Again, if you're living on the rim of the wheel, you say, "Well, this man is nuts. What do you mean have no anxiety at all? Like ever? Hey Paul, didn't you have shipwrecks? Weren't you beaten within an inch of your life? Weren't you stoned on one occasion? I mean, didn't you go through all this negativity? Didn't you in fact come to be executed the end of your life? What do you mean have no anxiety? You didn't feel anxiety then"? Well, sure he did, at the surface level. Sure, he did as he saw his life going up and down, round and round. But in Christ, the rock, "No storm can shake my inmost calm while to that rock I'm clinging".

In that place, yeah, I have no anxiety at all. Now we're coming to the end of the sermon here, but how do you find that place?
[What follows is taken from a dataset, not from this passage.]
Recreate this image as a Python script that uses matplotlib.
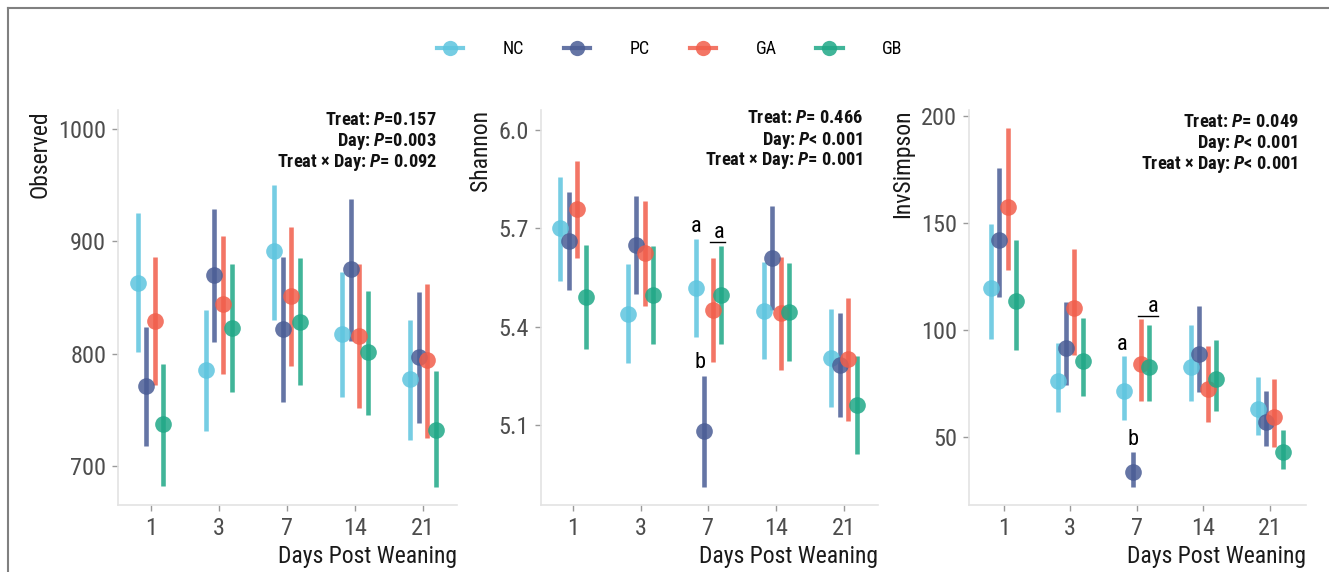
import matplotlib
matplotlib.use("Agg")
import matplotlib.pyplot as plt
from matplotlib.lines import Line2D

plt.rcParams['font.family'] = ['Roboto Condensed', 'Roboto', 'DejaVu Sans']
plt.rcParams['mathtext.fontset'] = 'custom'
plt.rcParams['mathtext.it'] = 'Roboto Condensed:italic:bold'
plt.rcParams['mathtext.rm'] = 'Roboto Condensed:bold'

days = ['1', '3', '7', '14', '21']
groups = ['NC', 'PC', 'GA', 'GB']
colors = ['#5ec5df', '#4a5d95', '#f15e4b', '#20a887']

# rows: NC, PC, GA, GB ; columns: days
obs_mean = [[863, 785, 891, 817, 777],
            [771, 870, 822, 875, 797],
            [829, 844, 851, 816, 794],
            [737, 823, 828, 801, 732]]
obs_lo = [[801, 731, 830, 761, 723],
          [718, 810, 757, 811, 738],
          [772, 782, 789, 751, 725],
          [682, 766, 772, 745, 681]]
obs_hi = [[925, 839, 950, 873, 830],
          [824, 929, 886, 938, 855],
          [886, 905, 913, 880, 862],
          [791, 880, 885, 856, 784]]

sha_mean = [[5.700, 5.440, 5.518, 5.449, 5.305],
            [5.661, 5.649, 5.081, 5.608, 5.282],
            [5.758, 5.624, 5.452, 5.441, 5.302],
            [5.490, 5.497, 5.498, 5.446, 5.162]]
sha_lo = [[5.540, 5.290, 5.367, 5.300, 5.156],
          [5.512, 5.500, 4.910, 5.451, 5.123],
          [5.608, 5.464, 5.292, 5.268, 5.113],
          [5.333, 5.346, 5.347, 5.296, 5.011]]
sha_hi = [[5.858, 5.590, 5.666, 5.598, 5.454],
          [5.812, 5.799, 5.251, 5.768, 5.443],
          [5.906, 5.783, 5.610, 5.614, 5.488],
          [5.649, 5.646, 5.647, 5.595, 5.311]]

inv_mean = [[119.7, 76.3, 71.6, 83.0, 63.4],
            [142.3, 91.7, 34.0, 88.9, 57.0],
            [157.7, 110.4, 84.1, 72.5, 59.3],
            [113.5, 85.5, 83.0, 77.2, 43.3]]
inv_lo = [[95.7, 61.7, 58.1, 67.1, 51.2],
          [115.3, 74.4, 26.6, 71.0, 45.9],
          [128.0, 88.3, 67.1, 57.0, 45.3],
          [90.8, 69.3, 67.1, 62.4, 35.2]]
inv_hi = [[149.6, 93.9, 88.1, 102.6, 78.0],
          [175.6, 113.2, 43.0, 111.1, 71.8],
          [194.6, 138.1, 105.1, 92.6, 77.4],
          [142.1, 105.5, 102.3, 95.4, 53.4]]

obs_stats = ['Treat: $P$=0.157', 'Day: $P$=0.003', 'Treat × Day: $P$= 0.092']
sha_stats = ['Treat: $P$= 0.466', 'Day: $P$< 0.001', 'Treat × Day: $P$= 0.001']
inv_stats = ['Treat: $P$= 0.049', 'Day: $P$< 0.001', 'Treat × Day: $P$< 0.001']

W, H = 1329, 572
fig = plt.figure(figsize=(W / 100, H / 100), dpi=100)

offsets = [-0.1875, -0.0625, 0.0625, 0.1875]


def panel(rect, mean, lo, hi, ylabel, ylim, xlim, yticks, stats, stat_pos):
    ax = fig.add_axes(rect)
    for g in range(4):
        xs = [i + offsets[g] for i in range(len(days))]
        err = [[m - l for m, l in zip(mean[g], lo[g])],
               [h - m for m, h in zip(mean[g], hi[g])]]
        ax.errorbar(xs, mean[g], yerr=err, fmt='o', color=colors[g], ms=12,
                    elinewidth=3.3, capsize=0, alpha=0.85, mec='none')
    ax.set_xlim(*xlim)
    ax.set_ylim(*ylim)
    ax.set_xticks(range(len(days)))
    ax.set_xticklabels(days)
    ax.set_yticks(yticks)
    for s in ['top', 'right']:
        ax.spines[s].set_visible(False)
    for s in ['left', 'bottom']:
        ax.spines[s].set_color('#e3e3e3')
        ax.spines[s].set_linewidth(1.2)
    ax.tick_params(length=4.5, width=1, color='#9a9a9a', labelcolor='#4d4d4d',
                   labelsize=17.5, pad=4)
    ax.set_ylabel(ylabel, loc='top', fontsize=17, color='#1a1a1a', labelpad=5)
    ax.set_xlabel('Days Post Weaning', loc='right', fontsize=17,
                  color='#1a1a1a', labelpad=4)
    xr, ys = stat_pos
    for s, y in zip(stats, ys):
        ax.text(xr, y, s, transform=ax.transAxes, ha='right', va='center',
                fontsize=13.2, fontweight='bold', color='#111111')
    return ax


ax1 = panel([118 / W, 67 / H, 339 / W, 395 / H], obs_mean, obs_lo, obs_hi,
            'Observed', (665, 1017), (-0.48, 4.5), [700, 800, 900, 1000],
            obs_stats, (0.941, [0.975, 0.920, 0.867]))
ax2 = panel([541 / W, 67 / H, 337 / W, 395 / H], sha_mean, sha_lo, sha_hi,
            'Shannon', (4.856, 6.061), (-0.47, 4.5), [5.1, 5.4, 5.7, 6.0],
            sha_stats, (0.955, [0.979, 0.924, 0.871]))
ax2.set_yticklabels(['5.1', '5.4', '5.7', '6.0'])
ax3 = panel([969 / W, 67 / H, 337 / W, 395 / H], inv_mean, inv_lo, inv_hi,
            'InvSimpson', (18.4, 202.8), (-0.52, 4.54), [50, 100, 150, 200],
            inv_stats, (0.977, [0.970, 0.916, 0.861]))

# significance letters at day 7
ax2.text(2 - 0.18, 5.705, 'a', ha='center', va='center', fontsize=16)
ax2.text(2 - 0.12, 5.29, 'b', ha='center', va='center', fontsize=16)
ax2.text(2 + 0.16, 5.686, 'a', ha='center', va='center', fontsize=16)
ax2.plot([2 + 0.015, 2 + 0.25], [5.6586, 5.6586], color='black', lw=1)

ax3.text(2 - 0.215, 93.1, 'a', ha='center', va='center', fontsize=16)
ax3.text(2 - 0.06, 49.0, 'b', ha='center', va='center', fontsize=16)
ax3.text(2 + 0.24, 111.0, 'a', ha='center', va='center', fontsize=16)
ax3.plot([2 + 0.02, 2 + 0.32], [106.8, 106.8], color='black', lw=1)

handles = [Line2D([0], [0], color=c, lw=3, marker='o', ms=11, alpha=0.85,
                  mec='none') for c in colors]
fig.legend(handles, groups, loc='center', bbox_to_anchor=(0.504, 0.914),
           ncol=4, frameon=False, fontsize=13, handlelength=1.45,
           handletextpad=2.2, columnspacing=2.2)

# outer frame lines
fig.add_artist(Line2D([8 / W, 8 / W], [0, 1 - 8 / H], transform=fig.transFigure,
                      color='#808080', lw=1.5))
fig.add_artist(Line2D([8 / W, 1], [1 - 8 / H, 1 - 8 / H], transform=fig.transFigure,
                      color='#808080', lw=1.5))

fig.savefig('out.png', dpi=100)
Prayer. Why do we pray? Oh, so we get God to do what we want. Well, that's kind of a superficial understanding of prayer. What's prayer but as John of Damascus said, "The raising of the mind and the heart to God". Prayer is consciously moving into this space, this place of safety. So when you pray your morning and evening prayers, when you pray your Rosary, you do the Jesus Prayer, when you come to Mass and you do Lectio Divina spiritual reading, when you do all these forms of prayer, what are you doing? You're moving from the rim of the wheel to the center of the wheel, to the place where you experience no anxiety, the place where you can rejoice always.

Who lived there? The saints. Why could Mother Teresa have this radiantly beautiful smile when she was living and working in the worst slum in the world? I've been there, I've seen it. Well, because she wasn't living on the rim of the wheel, she was living in Christ. How could Dorothy Day minister every day, day in and day out, with some of the poorest of the poor? Because she wasn't living on the rim of the wheel, she was living in Christ. What enabled Thomas More to go to his own execution cracking jokes? Because he wasn't living on the rim of the wheel but in the center. What enabled Walter Ciszek to endure twenty years of hard labor and Soviet prison camps and not lose his faith? Because he wasn't living on the rim of the wheel. And so with Paul, everybody, on this Gaudete Sunday, we can indeed say, "Rejoice in the Lord always. Again, I say it: rejoice"! And God bless you.